Whether you’re a major developer or an indie studio, modern gaming demands a back-end architecture that can deliver on the following things:
Many modern games contain some form of microtransactions, and virtually all of them contain player entitlements such as in-game items a player has unlocked. In both cases, consistency is critical, and it has to be both immediate and global. If a player purchases or unlocks an item, they will expect to be able to use it immediately, and they will expect it to be available regardless of where they’re logging in from.

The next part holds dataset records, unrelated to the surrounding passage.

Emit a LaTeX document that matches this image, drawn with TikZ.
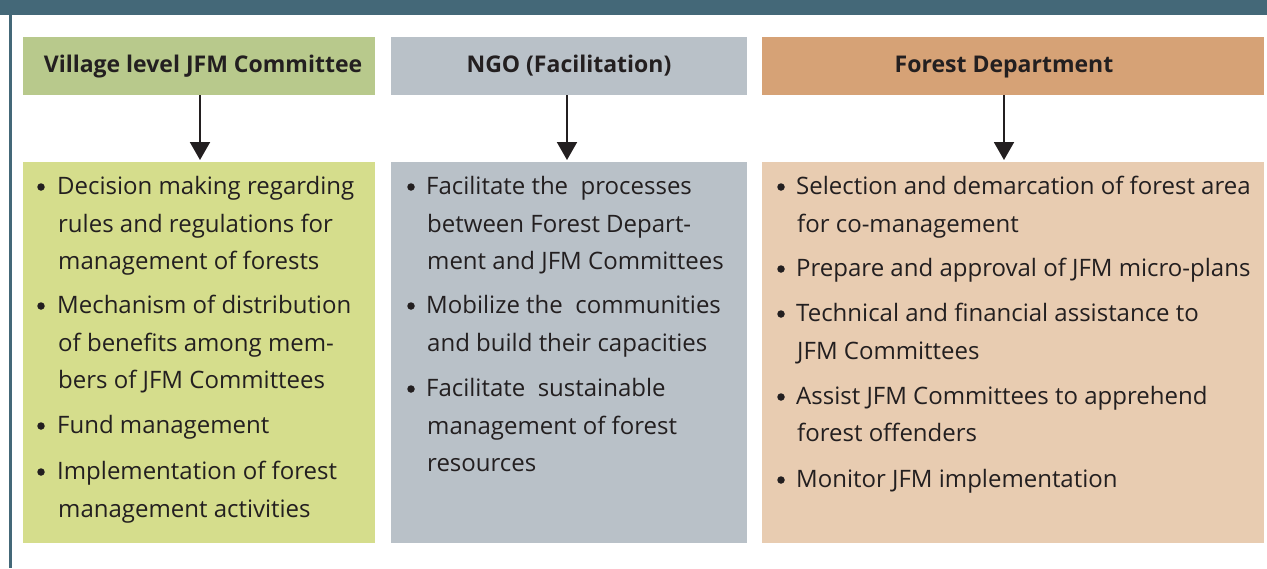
\documentclass[tikz,border=0pt]{standalone}
\usepackage{fontspec}
\setmainfont{Open Sans}
\usetikzlibrary{arrows.meta}
\definecolor{barteal}{HTML}{446878}
\definecolor{hgreen}{HTML}{B8C98C}
\definecolor{bgreen}{HTML}{D5DD8C}
\definecolor{ngogrey}{HTML}{B9C1C8}
\definecolor{horange}{HTML}{D6A276}
\definecolor{borange}{HTML}{E8CCB1}
\definecolor{ink}{HTML}{231F20}
\newcommand\txtline[4]{\node[txt,name=#1] at (#2,#3) {#4};}
\newcommand\dotmark[3]{\node[blt,name=#1] at (#2,#3) {};}
\begin{document}
\begin{tikzpicture}[x=1pt,y=-1pt,
  head/.style={fill=#1,draw=none,inner sep=0},
  body/.style={fill=#1,draw=none,inner sep=0},
  htxt/.style={text=ink,font=\fontsize{23}{27}\selectfont\bfseries,inner sep=0,anchor=base},
  txt/.style={text=ink,font=\fontsize{24}{28}\selectfont,inner sep=0,anchor=base west},
  blt/.style={circle,fill=ink,draw=none,inner sep=0,minimum size=7.5pt},
  flow/.style={draw=ink,line width=2pt,-{Triangle[width=20pt,length=18pt]}}]
\useasboundingbox (0,0) rectangle (1267,568);
% frame
\fill[barteal] (0,0) rectangle (1267,15);
\fill[barteal] (9,15) rectangle (12,568);
% headers
\path[head=hgreen] (23,37) rectangle (375,95);
\path[head=ngogrey] (391,37) rectangle (747,95);
\path[head=horange] (762,37) rectangle (1264,95);
\node[htxt,name=h1] at (203,72) {Village level JFM Committee};
\node[htxt,name=h2] at (569,72) {NGO (Facilitation)};
\node[htxt,name=h3] at (1004,72) {Forest Department};
% bodies
\path[body=bgreen] (23,162) rectangle (375,543);
\path[body=ngogrey] (391,162) rectangle (747,543);
\path[body=borange] (762,162) rectangle (1264,543);
\coordinate (b1) at (200,160);
\coordinate (b2) at (567,160);
\coordinate (b3) at (1004,160);
\coordinate (t1) at (200,95);
\coordinate (t2) at (567,95);
\coordinate (t3) at (1004,95);
\draw[flow] (t1) -- (b1);
\draw[flow] (t2) -- (b2);
\draw[flow] (t3) -- (b3);
% column 1
\dotmark{p11}{41}{187}
\txtline{a1}{57}{194}{Decision making regarding}
\txtline{a2}{58}{232}{rules and regulations for}
\txtline{a3}{58}{269}{management of forests}
\dotmark{p12}{41}{306}
\txtline{a4}{57}{313}{Mechanism of distribution}
\txtline{a5}{58}{351}{of benefits among mem-}
\txtline{a6}{58}{388}{bers of JFM Committees}
\dotmark{p13}{41}{426}
\txtline{a7}{57}{433}{Fund management}
\dotmark{p14}{41}{472}
\txtline{a8}{57}{479}{Implementation of forest}
\txtline{a9}{58}{517}{management activities}
% column 2
\dotmark{p21}{411}{187}
\txtline{b1l}{426}{194}{Facilitate the\ \ processes}
\txtline{b2l}{427}{232}{between Forest Depart-}
\txtline{b3l}{427}{269}{ment and JFM Committees}
\dotmark{p22}{411}{306}
\txtline{b4l}{426}{313}{Mobilize the\ \ communities}
\txtline{b5l}{427}{351}{and build their capacities}
\dotmark{p23}{411}{389}
\txtline{b6l}{426}{396}{Facilitate\ \ sustainable}
\txtline{b7l}{427}{434}{management of forest}
\txtline{b8l}{427}{471}{resources}
% column 3
\dotmark{p31}{781}{187}
\txtline{c1}{796}{194}{Selection and demarcation of forest area}
\txtline{c2}{797}{232}{for co-management}
\dotmark{p32}{781}{269}
\txtline{c3}{796}{276}{Prepare and approval of JFM micro-plans}
\dotmark{p33}{781}{314}
\txtline{c4}{796}{321}{Technical and financial assistance to}
\txtline{c5}{797}{359}{JFM Committees}
\dotmark{p34}{781}{397}
\txtline{c6}{796}{404}{Assist JFM Committees to apprehend}
\txtline{c7}{797}{441}{forest offenders}
\dotmark{p35}{781}{480}
\txtline{c8}{796}{487}{Monitor JFM implementation}
\end{tikzpicture}
\end{document}
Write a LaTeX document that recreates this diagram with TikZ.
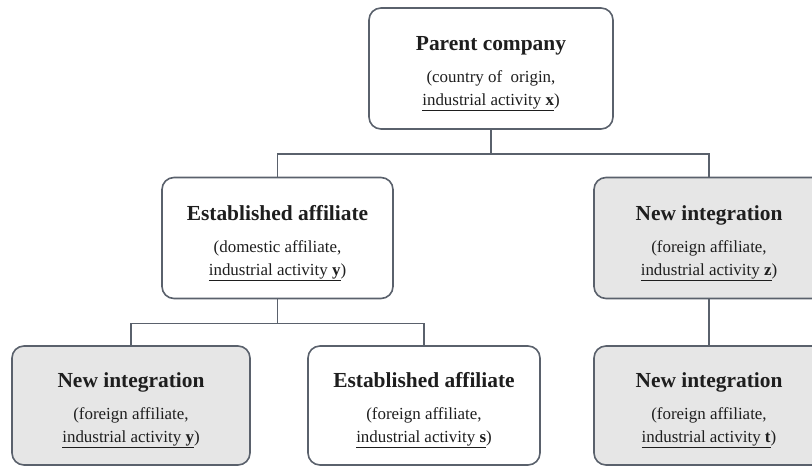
\documentclass[tikz,border=0pt]{standalone}
\usepackage{fontspec}
\setmainfont{Liberation Serif}
\usepackage{xcolor}
\usepackage{tikz}
\usetikzlibrary{arrows, shapes, positioning}

\definecolor{BoxLine}{HTML}{5A616C}
\definecolor{BoxGray}{HTML}{E6E6E6}
\definecolor{InkText}{HTML}{1E1E1E}

\newcommand{\unitname}[2]{%
  {\fontsize{21.5}{22}\selectfont\bfseries\rule{0pt}{25bp}#1}\\[9bp]
  #2}

\begin{document}
\begin{tikzpicture}[x=1bp, y=-1bp,
  established/.style ={draw=BoxLine, line width=1.6bp, rounded corners=12bp,
    fill=white, align=center, text=InkText, font=\fontsize{17}{23}\selectfont,
    minimum width=231bp, minimum height=121bp, inner sep=0pt},
  %
  integration/.style ={established, fill=BoxGray},
  %
  link/.style ={draw=BoxLine, line width=1.6bp} ]

  \useasboundingbox (0,0) rectangle (812,466);
  \clip (0,0) rectangle (812,466);

  \begin{scope}
    %%%%%%%%%%%%%%%%%%%%%%%%%%%%%%%
    \node [established, minimum width=244bp] (parentCo) at (491,68.5)
    {\unitname{Parent company}{(country of\ \ origin,\\
        \underline{industrial activity \textbf{x}})}};
    %%%%%%%%%%%%%%%%%%%%%%%%%%%%%%%
    \node [established] (estDomestic) at (277.5,238)
    {\unitname{Established affiliate}{(domestic affiliate,\\
        \underline{industrial activity \textbf{y}})}};
    \node [integration, minimum width=230bp] (newZ) at (709,238)
    {\unitname{New integration}{(foreign affiliate,\\
        \underline{industrial activity \textbf{z}})}};
    %%%%%%%%%%%%%%%%%%%%%%%%%%%%%%%
    \node [integration, minimum width=238bp, minimum height=119bp] (newY)
    at (131,405.5)
    {\unitname{New integration}{(foreign affiliate,\\
        \underline{industrial activity \textbf{y}})}};
    \node [established, minimum width=232bp, minimum height=119bp] (estS)
    at (424,405.5)
    {\unitname{Established affiliate}{(foreign affiliate,\\
        \underline{industrial activity \textbf{s}})}};
    \node [integration, minimum width=230bp, minimum height=119bp] (newT)
    at (709,405.5)
    {\unitname{New integration}{(foreign affiliate,\\
        \underline{industrial activity \textbf{t}})}};
  \end{scope}

  \begin{scope}
    \draw [link] (parentCo.south) -- ++(0,24) -| (estDomestic.north);
    \draw [link] (parentCo.south) -- ++(0,24) -| (newZ.north);
    \draw [link] (estDomestic.south) -- ++(0,24) -| (newY.north);
    \draw [link] (estDomestic.south) -- ++(0,24) -| (estS.north);
    \draw [link] (newZ.south) -- (newT.north);
  \end{scope}

\end{tikzpicture}
\end{document}
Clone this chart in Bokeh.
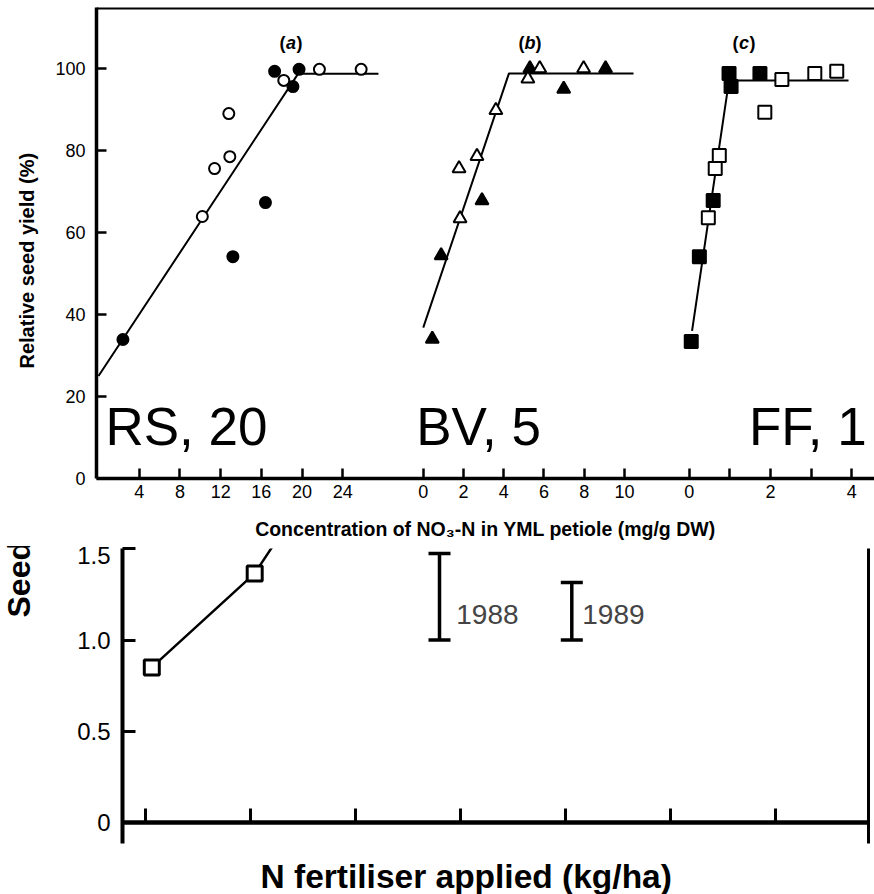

This rules out approaches based on eventual consistency or active-passive replication. For example when a player unlocks or purchases an item, if your backend system is writing to a database node in us-east-1 but the player’s located in us-west-1, when they try to view or use the item right after unlocking it, they may not see it right away. This results in poor user experience, and frustrated players. The game client can be coded to work around this such that it knows it has to query only us-east-1 every time. But this requires building complex “location aware” plumbing into the game code, which slows down developers and can cause regional imbalances and single-points-of-failure issues.
As previously mentioned, gamers are not big fans of outages, especially when they’re unplanned. Any kind of interruption to your game is going to make players annoyed. If any data loss occurs during an outage – say, they unlock an item while the entitlements service is down and their unlock is never written to the database – they’re going to be furious. So, a highly available backend with an RPO of zero is critical.
Modern service-based gaming backend architecture also raises the stakes here for larger gaming companies, because any interruption to a service will impact all of the games that call that service. If entitlements go down in one of your games, that’s bad enough, but if they go down in all of your games, that’s a potential catastrophe.
Designing a system that can deliver very high availability and zero data loss is therefore critical.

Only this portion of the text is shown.